**RECORDED INFORMATION**
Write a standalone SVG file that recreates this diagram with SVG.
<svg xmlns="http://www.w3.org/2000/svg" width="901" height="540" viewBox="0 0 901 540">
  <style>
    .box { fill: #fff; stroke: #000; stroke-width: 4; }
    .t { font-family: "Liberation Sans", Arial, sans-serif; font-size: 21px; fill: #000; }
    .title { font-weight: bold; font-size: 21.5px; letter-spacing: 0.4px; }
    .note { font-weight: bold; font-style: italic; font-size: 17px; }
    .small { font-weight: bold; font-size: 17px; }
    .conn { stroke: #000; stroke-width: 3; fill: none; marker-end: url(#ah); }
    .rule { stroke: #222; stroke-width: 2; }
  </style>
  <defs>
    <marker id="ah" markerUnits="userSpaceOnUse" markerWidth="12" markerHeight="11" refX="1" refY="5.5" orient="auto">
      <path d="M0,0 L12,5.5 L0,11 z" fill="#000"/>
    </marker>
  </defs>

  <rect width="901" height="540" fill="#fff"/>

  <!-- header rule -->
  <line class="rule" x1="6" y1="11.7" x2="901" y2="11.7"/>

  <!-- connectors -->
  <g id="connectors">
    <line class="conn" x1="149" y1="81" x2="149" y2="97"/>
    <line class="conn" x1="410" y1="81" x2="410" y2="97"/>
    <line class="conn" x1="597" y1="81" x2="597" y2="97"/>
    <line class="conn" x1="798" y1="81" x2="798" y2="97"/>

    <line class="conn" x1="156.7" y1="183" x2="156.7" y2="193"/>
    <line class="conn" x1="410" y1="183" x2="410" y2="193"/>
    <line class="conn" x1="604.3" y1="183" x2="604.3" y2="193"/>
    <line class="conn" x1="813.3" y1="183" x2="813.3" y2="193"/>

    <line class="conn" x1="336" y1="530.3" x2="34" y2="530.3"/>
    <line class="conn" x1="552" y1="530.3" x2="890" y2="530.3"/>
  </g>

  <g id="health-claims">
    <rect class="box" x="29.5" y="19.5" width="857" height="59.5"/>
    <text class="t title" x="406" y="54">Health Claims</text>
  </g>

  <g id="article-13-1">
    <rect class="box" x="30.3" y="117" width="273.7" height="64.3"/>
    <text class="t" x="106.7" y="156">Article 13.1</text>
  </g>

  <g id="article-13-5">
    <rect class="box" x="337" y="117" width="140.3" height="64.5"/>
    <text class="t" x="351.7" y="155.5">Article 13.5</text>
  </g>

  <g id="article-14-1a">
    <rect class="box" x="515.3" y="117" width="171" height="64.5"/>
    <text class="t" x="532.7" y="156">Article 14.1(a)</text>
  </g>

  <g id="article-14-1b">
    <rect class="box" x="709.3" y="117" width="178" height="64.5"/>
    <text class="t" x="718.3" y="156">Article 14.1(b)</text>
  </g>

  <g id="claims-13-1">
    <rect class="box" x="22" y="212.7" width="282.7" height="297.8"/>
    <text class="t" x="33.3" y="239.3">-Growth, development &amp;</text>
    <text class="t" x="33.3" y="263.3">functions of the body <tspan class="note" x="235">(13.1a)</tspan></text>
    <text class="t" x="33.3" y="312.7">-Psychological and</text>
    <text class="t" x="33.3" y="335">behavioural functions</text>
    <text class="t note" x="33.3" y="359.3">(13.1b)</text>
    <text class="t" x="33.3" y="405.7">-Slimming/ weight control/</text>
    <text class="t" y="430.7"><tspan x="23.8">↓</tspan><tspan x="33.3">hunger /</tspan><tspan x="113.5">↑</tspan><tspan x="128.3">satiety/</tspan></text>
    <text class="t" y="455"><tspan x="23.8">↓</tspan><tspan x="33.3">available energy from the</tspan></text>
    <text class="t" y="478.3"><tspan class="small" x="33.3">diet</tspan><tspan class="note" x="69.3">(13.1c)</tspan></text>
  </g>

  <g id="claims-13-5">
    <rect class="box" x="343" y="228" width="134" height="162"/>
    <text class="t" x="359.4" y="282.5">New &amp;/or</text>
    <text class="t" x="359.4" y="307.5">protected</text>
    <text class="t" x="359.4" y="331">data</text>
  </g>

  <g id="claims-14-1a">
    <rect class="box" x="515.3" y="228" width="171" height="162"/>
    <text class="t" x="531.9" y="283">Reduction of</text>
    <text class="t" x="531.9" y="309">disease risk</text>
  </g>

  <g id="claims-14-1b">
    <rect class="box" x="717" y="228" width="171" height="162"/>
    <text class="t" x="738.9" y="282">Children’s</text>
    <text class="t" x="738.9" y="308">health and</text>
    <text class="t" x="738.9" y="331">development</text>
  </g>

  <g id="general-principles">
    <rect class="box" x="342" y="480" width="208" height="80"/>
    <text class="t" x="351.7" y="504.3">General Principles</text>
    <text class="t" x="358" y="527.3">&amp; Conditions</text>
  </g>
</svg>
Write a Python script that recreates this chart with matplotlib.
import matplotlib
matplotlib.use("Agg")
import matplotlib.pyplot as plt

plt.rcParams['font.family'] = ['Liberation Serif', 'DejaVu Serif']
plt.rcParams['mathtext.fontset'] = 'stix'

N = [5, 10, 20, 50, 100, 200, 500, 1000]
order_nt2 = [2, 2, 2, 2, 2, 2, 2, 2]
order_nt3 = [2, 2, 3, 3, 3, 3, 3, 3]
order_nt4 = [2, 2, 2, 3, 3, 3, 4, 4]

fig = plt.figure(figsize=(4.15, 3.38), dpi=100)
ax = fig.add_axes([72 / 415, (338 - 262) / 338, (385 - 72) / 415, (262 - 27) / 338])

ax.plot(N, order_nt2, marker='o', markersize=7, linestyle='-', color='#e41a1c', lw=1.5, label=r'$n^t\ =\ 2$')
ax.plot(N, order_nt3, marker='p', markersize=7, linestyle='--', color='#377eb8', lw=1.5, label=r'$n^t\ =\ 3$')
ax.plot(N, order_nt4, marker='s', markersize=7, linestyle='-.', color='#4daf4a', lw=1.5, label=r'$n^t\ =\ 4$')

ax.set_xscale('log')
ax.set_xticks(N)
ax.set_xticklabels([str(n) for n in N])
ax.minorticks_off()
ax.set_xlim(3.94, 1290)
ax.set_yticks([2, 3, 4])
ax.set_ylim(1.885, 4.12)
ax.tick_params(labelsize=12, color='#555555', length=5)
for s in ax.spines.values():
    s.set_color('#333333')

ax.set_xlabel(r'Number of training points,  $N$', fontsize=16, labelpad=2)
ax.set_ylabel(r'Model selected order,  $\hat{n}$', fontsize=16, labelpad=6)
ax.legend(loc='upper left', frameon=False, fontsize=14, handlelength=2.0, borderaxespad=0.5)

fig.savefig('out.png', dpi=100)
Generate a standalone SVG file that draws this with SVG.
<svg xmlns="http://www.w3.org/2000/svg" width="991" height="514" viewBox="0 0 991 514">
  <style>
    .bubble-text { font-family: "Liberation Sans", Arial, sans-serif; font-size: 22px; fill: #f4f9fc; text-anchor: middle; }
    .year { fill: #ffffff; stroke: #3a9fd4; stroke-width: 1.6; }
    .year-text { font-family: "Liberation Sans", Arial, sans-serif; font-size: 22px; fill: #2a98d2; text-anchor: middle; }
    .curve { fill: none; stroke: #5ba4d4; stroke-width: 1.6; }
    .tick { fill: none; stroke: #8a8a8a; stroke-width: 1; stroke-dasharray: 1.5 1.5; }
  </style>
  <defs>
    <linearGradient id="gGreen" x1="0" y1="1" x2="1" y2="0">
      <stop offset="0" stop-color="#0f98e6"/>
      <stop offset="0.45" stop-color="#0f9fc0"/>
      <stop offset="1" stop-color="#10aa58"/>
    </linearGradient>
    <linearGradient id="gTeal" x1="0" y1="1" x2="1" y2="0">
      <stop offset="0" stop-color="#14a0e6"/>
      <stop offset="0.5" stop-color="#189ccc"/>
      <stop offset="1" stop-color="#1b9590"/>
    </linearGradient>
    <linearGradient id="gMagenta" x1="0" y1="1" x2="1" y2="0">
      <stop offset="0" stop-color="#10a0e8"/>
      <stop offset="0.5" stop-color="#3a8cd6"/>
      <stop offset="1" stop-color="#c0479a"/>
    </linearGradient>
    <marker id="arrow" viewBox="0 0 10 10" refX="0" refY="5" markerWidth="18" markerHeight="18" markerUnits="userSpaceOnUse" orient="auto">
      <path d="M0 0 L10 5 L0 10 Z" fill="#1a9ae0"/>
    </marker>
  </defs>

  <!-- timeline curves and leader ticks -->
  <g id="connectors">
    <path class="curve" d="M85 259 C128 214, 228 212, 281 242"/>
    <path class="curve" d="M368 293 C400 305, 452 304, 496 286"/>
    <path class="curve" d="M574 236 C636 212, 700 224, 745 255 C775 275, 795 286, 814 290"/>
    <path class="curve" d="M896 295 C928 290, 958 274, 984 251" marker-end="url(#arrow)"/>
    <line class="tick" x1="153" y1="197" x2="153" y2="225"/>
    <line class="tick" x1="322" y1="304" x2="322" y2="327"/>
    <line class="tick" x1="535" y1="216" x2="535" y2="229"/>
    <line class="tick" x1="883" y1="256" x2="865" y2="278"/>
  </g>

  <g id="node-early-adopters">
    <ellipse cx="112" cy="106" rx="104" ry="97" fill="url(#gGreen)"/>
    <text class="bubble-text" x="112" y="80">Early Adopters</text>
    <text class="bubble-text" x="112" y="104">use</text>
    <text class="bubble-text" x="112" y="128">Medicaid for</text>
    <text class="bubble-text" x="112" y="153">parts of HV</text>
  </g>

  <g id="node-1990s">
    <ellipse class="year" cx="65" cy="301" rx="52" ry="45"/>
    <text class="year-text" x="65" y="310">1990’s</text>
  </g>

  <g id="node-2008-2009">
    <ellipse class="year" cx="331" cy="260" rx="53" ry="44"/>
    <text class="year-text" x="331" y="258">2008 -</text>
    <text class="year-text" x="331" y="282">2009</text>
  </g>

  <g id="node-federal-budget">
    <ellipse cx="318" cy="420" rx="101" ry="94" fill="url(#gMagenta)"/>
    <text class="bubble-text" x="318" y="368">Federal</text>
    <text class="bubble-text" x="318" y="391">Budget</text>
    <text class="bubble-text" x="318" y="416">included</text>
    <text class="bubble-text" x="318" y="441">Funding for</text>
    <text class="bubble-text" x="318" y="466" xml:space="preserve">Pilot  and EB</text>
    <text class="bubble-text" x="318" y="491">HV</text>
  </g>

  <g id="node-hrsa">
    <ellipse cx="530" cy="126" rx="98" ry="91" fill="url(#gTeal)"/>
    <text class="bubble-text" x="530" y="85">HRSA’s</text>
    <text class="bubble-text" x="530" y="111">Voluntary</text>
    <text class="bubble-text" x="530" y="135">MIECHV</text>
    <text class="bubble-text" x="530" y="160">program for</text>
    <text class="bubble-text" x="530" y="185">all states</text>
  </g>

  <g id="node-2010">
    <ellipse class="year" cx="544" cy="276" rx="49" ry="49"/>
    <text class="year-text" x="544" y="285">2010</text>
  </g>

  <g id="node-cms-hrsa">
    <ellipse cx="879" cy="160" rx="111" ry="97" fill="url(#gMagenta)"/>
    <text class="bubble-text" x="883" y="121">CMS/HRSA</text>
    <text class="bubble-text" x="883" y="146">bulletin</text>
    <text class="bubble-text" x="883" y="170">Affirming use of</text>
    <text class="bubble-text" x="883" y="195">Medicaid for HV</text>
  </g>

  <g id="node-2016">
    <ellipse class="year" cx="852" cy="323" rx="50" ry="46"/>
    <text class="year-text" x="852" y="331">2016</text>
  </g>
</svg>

**TO BE DONE**
Find the lines with the string "matplotlib" and reproduce them.

**TASK RESPONSE**
Write a Python script that recreates this chart with matplotlib.
import matplotlib
matplotlib.use("Agg")
import matplotlib.pyplot as plt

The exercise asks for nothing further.